Nikomu ich pewnie nie wymierzymy, bo upłynęło już tyle wody w Odrze, że winnych pewnie trudno będzie znaleźć. Może to i lepiej, wyjdzie na to, że przyczyny były naturalne. A czemu ryby zdychały? Może stare były. Społeczeństwo się starzeje, to i ryby w Odrze mogą.
Najważniejsze, że wszystko jest już pod kontrolą. Rybki się wyłowi i będzie czysto. Na konferencjach słyszymy, że procedury zadziałały, ale wprowadzimy nowe.
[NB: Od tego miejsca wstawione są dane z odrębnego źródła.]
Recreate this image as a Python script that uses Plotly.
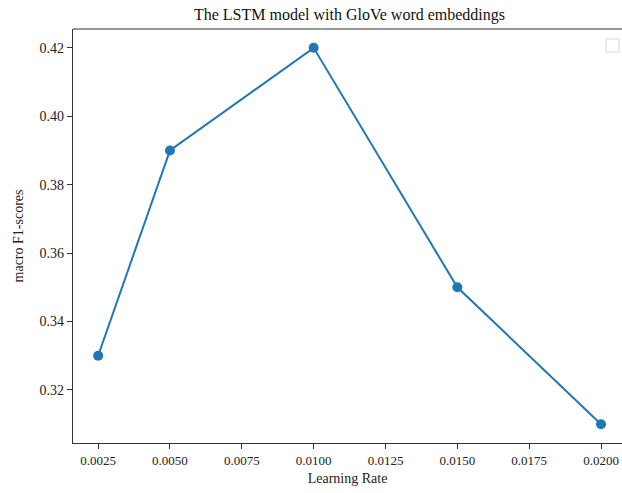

Nasi ludzie się sprawdzili. Nawet wojewoda dolnośląski wrócił już z wakacji. Szczęście, że prezesa Kaczyńskiego nie trzeba było niepokoić. Ojciec narodu mógł wypoczywać z dala od śmierdzącej ryby. Jak wróci, wszystko będzie już po staremu.
No właśnie. Taka jest filozofia naszego rządu we wszystkich działaniach. Katastrofa ekologiczna na Odrze jest egzemplifikacją sposobu rządzenia przez PiS. Najpierw we wszelkich urzędach pojawiają się działacze w miejsce fachowców. Gdy nie radzą sobie z obowiązkami, nikt na to nie reaguje. Problem narasta, więc o jego powstanie oskarża się Niemców albo opozycję.
W telewizji widziałam, jak minister Agnieszka Ścigaj (weszła do Sejmu z ramienia Kukiz'15) zarzuciła zaniedbanie w sprawie Odry... opozycji. Wytknęła posłom opozycji, że nie poinformowali o śniętych rybach odpowiednio wcześnie. Pomijam fakt interpelacji poselskiej złożonej tydzień przed tym, gdy o sprawie dopiero usłyszał ponoć premier. Ale czy naprawdę ten rząd nie daje sobie rady bez opozycji?
Najgorsze jest jednak to, że powstałe szkody są długotrwałe. Tak w przypadku Odry, jak i rządów PiS. Dymisje płotek niczego nie zmienią. Płacić będziemy jeszcze przez wiele lat. Jedyna chyba różnica jest taka, że w Odrze zginęły wszystkie ryby. A w rządzie wszystkie grube ryby sobie poradzą.